Land Remains: A celebration of the work of Kate Davies
When out in the countryside it is the forgotten and neglected corners with their disorderly debris that attract her. The paintings are about the contrast between these untidy, muddy accidents and incidents in the landscape and the lovely distant views of changing light and weather. They are about the precarious balance between order and chaos.
It is important that the paintings convey a sense of space and light, and from time to time she goes out with a sketchbook to draw outdoors. The larger works are made in the studio and develop over a period of months or years, with several worked on at a time. She refers to photographs of different places during the progress of a painting, which represents a distillation of experience and memory. Sometimes she incorporates collaged bits of photographs into the paintings as a way of providing an area of sharp focus, like a half-remembered glimpse of detail. But she also works with the paint as a medium allowing accidents, layers, washes, dribbles, to intervene where necessary. The studio is never tidy, paintings lie on the floor waiting for the drips to dry, other paintings are propped against the walls where she can look at them from the corner of her eye. She will often rework, change her mind, hoping that a certainty will arise and continue like this until she is satisfied.

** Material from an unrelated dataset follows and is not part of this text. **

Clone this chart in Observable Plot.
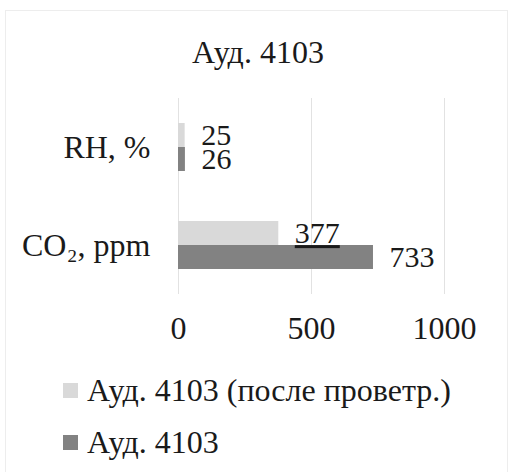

This is an exhibition of the work of Kate Davies, (who has recently been diagnosed with terminal cancer.) The exhibits are chosen from the artist’s output spanning several years and give the opportunity to appreciate Kate’s lifetime achievements as a painter. Kate Davies studied at Brighton Polytechnic and the Royal Academy Schools in London. After leaving college she supplemented her income as an artist by teaching part time in further and higher education. She then worked as a garden and landscape designer where the working materials also have a life and will of their own. She has lived and worked in Manchester for almost 35 years.